AI Startup Investing: Riskier?

Source: techcrunch.com

Published on June 7, 2025

Investing in AI startups is both exciting and risky. Established companies like OpenAI, Microsoft, and Google are rapidly expanding, potentially overshadowing smaller businesses. Simultaneously, new startups are achieving growth stages faster than ever before. However, defining "growth stage" for AI startups is complex.


Jill Chase, a partner at CapitalG, mentioned at TechCrunch AI Sessions that some companies, only a year old, have reached significant annual recurring revenue and valuations. Despite seeming mature based on these metrics, they often lack essential infrastructure.
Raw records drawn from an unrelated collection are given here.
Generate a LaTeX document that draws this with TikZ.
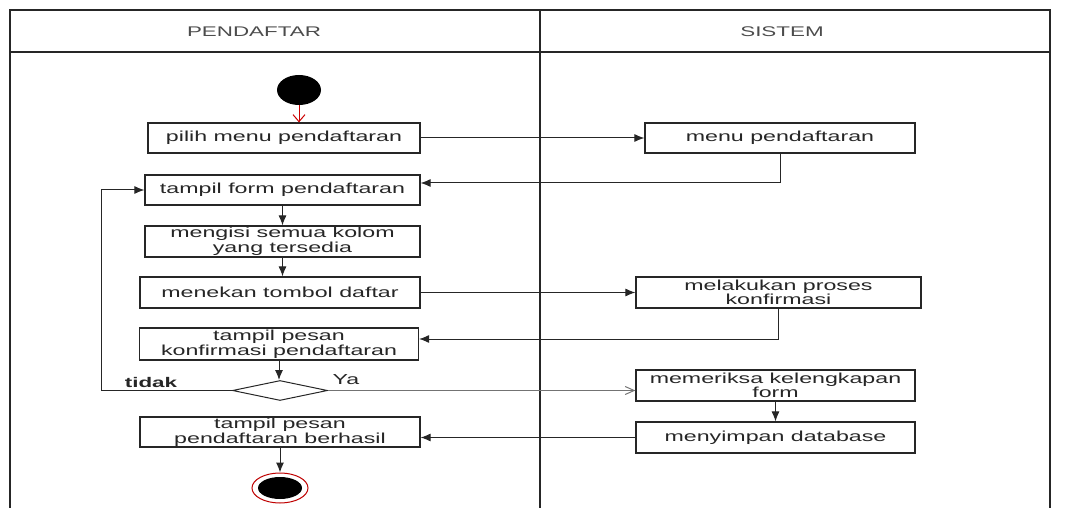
\documentclass[tikz,border=0pt]{standalone}
\usepackage{fontspec}
\newfontfamily\diafont[FakeStretch=1.6]{Liberation Sans}
\usetikzlibrary{arrows.meta,shapes.geometric}
\begin{document}
\begin{tikzpicture}[x=1pt,y=-1pt,
  lane/.style={draw=black!85, line width=1.3pt},
  lanetitle/.style={inner sep=0pt, text=black!70, font=\diafont\fontsize{14}{14}\selectfont},
  actbox/.style={draw=black!85, line width=1.2pt, inner sep=0pt, align=center,
    minimum height=30pt, text=black!85, font=\diafont\fontsize{14.5}{12.5}\selectfont},
  guard/.style={inner sep=0pt, text=black!85, font=\diafont\fontsize{14.5}{14}\selectfont},
  flow/.style={draw=black!85, line width=1pt, -{Latex[length=10pt,width=8pt]}},
  startflow/.style={draw=red!80!black, line width=1pt, -{Straight Barb[length=7pt,width=12pt]}},
  openflow/.style={draw=black!55, line width=1pt, -{Straight Barb[length=9pt,width=8pt]}}]
\useasboundingbox (0,0) rectangle (1072,508);
% swimlanes
\draw[lane] (10,508) -- (10,10) -- (1050,10) -- (1050,508);
\draw[lane] (10,52) -- (1050,52);
\draw[lane] (540,10) -- (540,508);
\node[lanetitle] (lanePendaftar) at (254,32) {PENDAFTAR};
\node[lanetitle] (laneSistem) at (782,32) {SISTEM};
% pendaftar
\node[ellipse, fill=black, inner sep=0pt, minimum width=44pt, minimum height=30pt] (start) at (299,90) {};
\node[actbox, minimum width=272pt] (pilihMenu) at (284,138) {pilih menu pendaftaran};
\node[actbox, minimum width=275pt] (tampilForm) at (282.5,190) {tampil form pendaftaran};
\node[actbox, minimum width=275pt, minimum height=31pt] (isiKolom) at (282.5,241.5) {mengisi semua kolom\\yang tersedia};
\node[actbox, minimum width=280pt, minimum height=31pt] (tekanDaftar) at (280,292.5) {menekan tombol daftar};
\node[actbox, minimum width=279pt, minimum height=32pt] (pesanKonfirmasi) at (279,344) {tampil pesan\\konfirmasi pendaftaran};
\node[diamond, draw=black!85, line width=1pt, inner sep=0pt, minimum width=95pt, minimum height=20pt] (pilihan) at (280,390.5) {};
\node[actbox, minimum width=280pt] (pesanBerhasil) at (280,432) {tampil pesan\\pendaftaran berhasil};
\node[ellipse, draw=red!75!black, line width=1pt, fill=white, inner sep=0pt, minimum width=56pt, minimum height=30pt] (finish) at (280,488) {};
\node[ellipse, fill=black, inner sep=0pt, minimum width=44pt, minimum height=22pt] (finishDot) at (finish) {};
\node[guard, font=\diafont\bfseries\fontsize{14}{14}\selectfont] (lblTidak) at (151,382) {tidak};
\node[guard] (lblYa) at (346,380) {Ya};
% sistem
\node[actbox, minimum width=270pt] (sysMenu) at (780,138) {menu pendaftaran};
\node[actbox, minimum width=285pt, minimum height=31pt] (sysKonfirmasi) at (778.5,292.5) {melakukan proses\\konfirmasi};
\node[actbox, minimum width=279pt, minimum height=31pt] (sysPeriksa) at (775.5,385.5) {memeriksa kelengkapan\\form};
\node[actbox, minimum width=279pt, minimum height=31pt] (sysSimpan) at (775.5,437.5) {menyimpan database};
% alur
\draw[startflow] (start.south) -- (start.south |- pilihMenu.north);
\draw[flow] (pilihMenu.east) -- (sysMenu.west);
\draw[flow] (sysMenu.south) |- ([yshift=7pt]tampilForm.east);
\draw[flow] (tampilForm.south) -- (isiKolom.north);
\draw[flow] (isiKolom.south) -- (isiKolom.south |- tekanDaftar.north);
\draw[flow] (tekanDaftar.east) -- (tekanDaftar.east -| sysKonfirmasi.west);
\draw[flow] (sysKonfirmasi.south) |- ([yshift=5pt]pesanKonfirmasi.east);
\draw[flow] (pesanKonfirmasi.south) -- (pesanKonfirmasi.south |- pilihan.north);
\draw[flow] (pilihan.west) -| ([xshift=-43pt]tampilForm.west) -- (tampilForm.west);
\draw[openflow] (pilihan.east) -- (pilihan.east -| sysPeriksa.west);
\draw[flow] (sysPeriksa.south) -- (sysPeriksa.south |- sysSimpan.north);
\draw[flow] (sysSimpan.west) -- (sysSimpan.west -| pesanBerhasil.east);
\draw[flow] (pesanBerhasil.south) -- (finish.north);
\end{tikzpicture}
\end{document}
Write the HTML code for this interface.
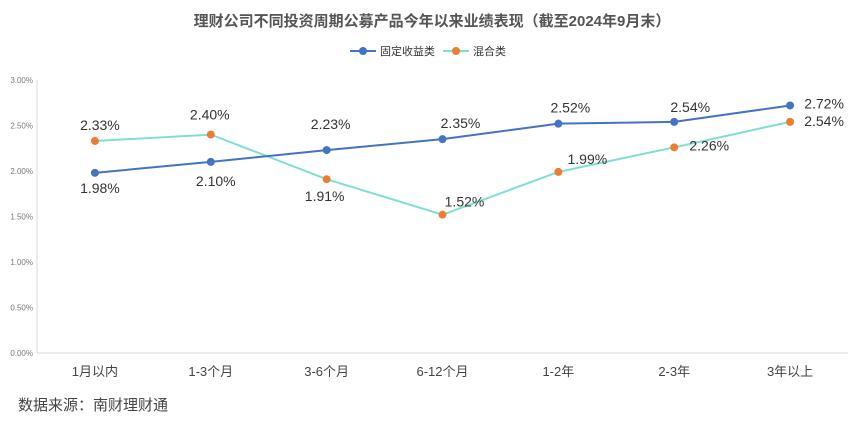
<!DOCTYPE html>
<html><head><meta charset="utf-8"><style>
body{margin:0;background:#fff;}
svg text{font-family:"Liberation Sans","Noto Sans CJK SC",sans-serif;}
</style></head><body>
<svg width="864" height="421" xmlns="http://www.w3.org/2000/svg" id="c">
<text x="432" y="26" text-anchor="middle" font-size="15" font-weight="bold" fill="#555">理财公司不同投资周期公募产品今年以来业绩表现（截至2024年9月末）</text>
<g>
<g><line x1="350" y1="51" x2="376" y2="51" stroke="#4472c4" stroke-width="2"/><circle cx="363" cy="51" r="4" fill="#4472c4"/><text x="380" y="55" font-size="11" fill="#333">固定收益类</text></g>
<g><line x1="443" y1="51" x2="469" y2="51" stroke="#7fdfd4" stroke-width="2"/><circle cx="456" cy="51" r="4" fill="#ed7d31"/><text x="473" y="55" font-size="11" fill="#333">混合类</text></g>
</g>
<line x1="37" y1="80" x2="37" y2="353" stroke="#d9d9d9"/>
<line x1="37" y1="353" x2="848" y2="353" stroke="#d9d9d9"/>
<g id="yt"></g><g id="xt"></g><g id="series"></g>
<text x="18" y="410" font-size="15" fill="#444">数据来源：南财理财通</text>
</svg>
<script>
const categories=["1月以内","1-3个月","3-6个月","6-12个月","1-2年","2-3年","3年以上"];
const fixedIncome=[1.98,2.10,2.23,2.35,2.52,2.54,2.72];
const mixed=[2.33,2.40,1.91,1.52,1.99,2.26,2.54];
const yTicks=[0,0.5,1,1.5,2,2.5,3];
const fixedLabelOff=[[5,20],[5,24],[4,-21],[18,-11],[12,-11],[16,-10],[34,3]];
const mixedLabelOff=[[5,-11],[-1,-15],[-2,22],[22,-8],[29,-8],[35,3],[34,4]];
const NS="http://www.w3.org/2000/svg";
const x0=37,x1=848,y0=353,y1=80;
const band=(x1-x0)/categories.length;
const xs=i=>x0+band*(i+0.5);
const ys=v=>y0-(v/3)*(y0-y1);
function mk(tag,attrs,parent){const e=document.createElementNS(NS,tag);for(const k in attrs)e.setAttribute(k,attrs[k]);parent.appendChild(e);return e;}
const yt=document.getElementById('yt'),xt=document.getElementById('xt'),sg=document.getElementById('series');
yTicks.forEach(v=>{const t=mk('text',{x:33,y:ys(v)+3,'text-anchor':'end','font-size':8,fill:'#777'},yt);


t.textContent=v.toFixed(2)+'%';});
categories.forEach((c,i)=>{const t=mk('text',{x:xs(i),y:376,'text-anchor':'middle','font-size':13,fill:'#444'},xt);


t.textContent=c;});
function series(vals,line,dot,offs,name){
const p=mk('polyline',{points:vals.map((v,i)=>xs(i)+','+ys(v)).join(' '),fill:'none',stroke:line,'stroke-width':2},sg);


vals.forEach((v,i)=>{const c=mk('circle',{cx:xs(i),cy:ys(v),r:4,fill:dot},sg);


const t=mk('text',{x:xs(i)+offs[i][0],y:ys(v)+offs[i][1],'text-anchor':'middle','font-size':14,fill:'#333'},sg);


t.textContent=v.toFixed(2)+'%';});
}
series(mixed,'#7fdfd4','#ed7d31',mixedLabelOff,'mixed');
series(fixedIncome,'#4472c4','#4472c4',fixedLabelOff,'fixed-income');
</script>
</body></html>
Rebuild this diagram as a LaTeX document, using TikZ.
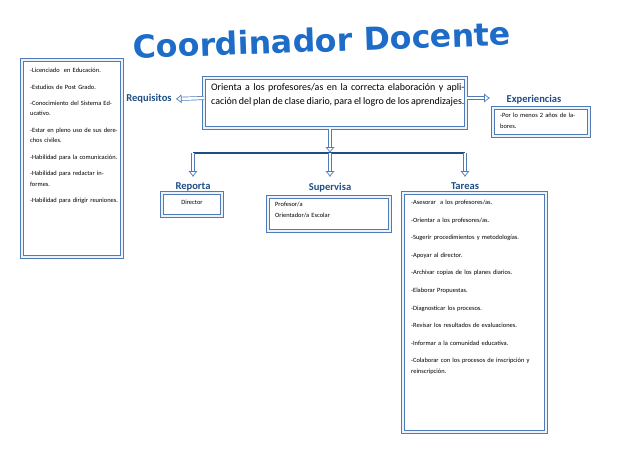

The Challenge of Rapid Growth

Chase finds the fast growth exciting but also notes concerns about high valuations for young companies in a rapidly changing landscape.


She stated, it's hard to know what future companies might emerge and outperform current investments. This makes growth investing confusing, according to Chase. She advises investors to assess the category and the founder's adaptability.


Cursor as an Example

Chase cited AI coding startup Cursor as a company that capitalized on AI code generation when it was viable. However, Cursor will need to adapt to maintain its advantage.


Chase anticipates the emergence of AI software engineers, which could make Cursor's current offerings less relevant. She said that Cursor must evolve its product to incorporate more powerful models in the future.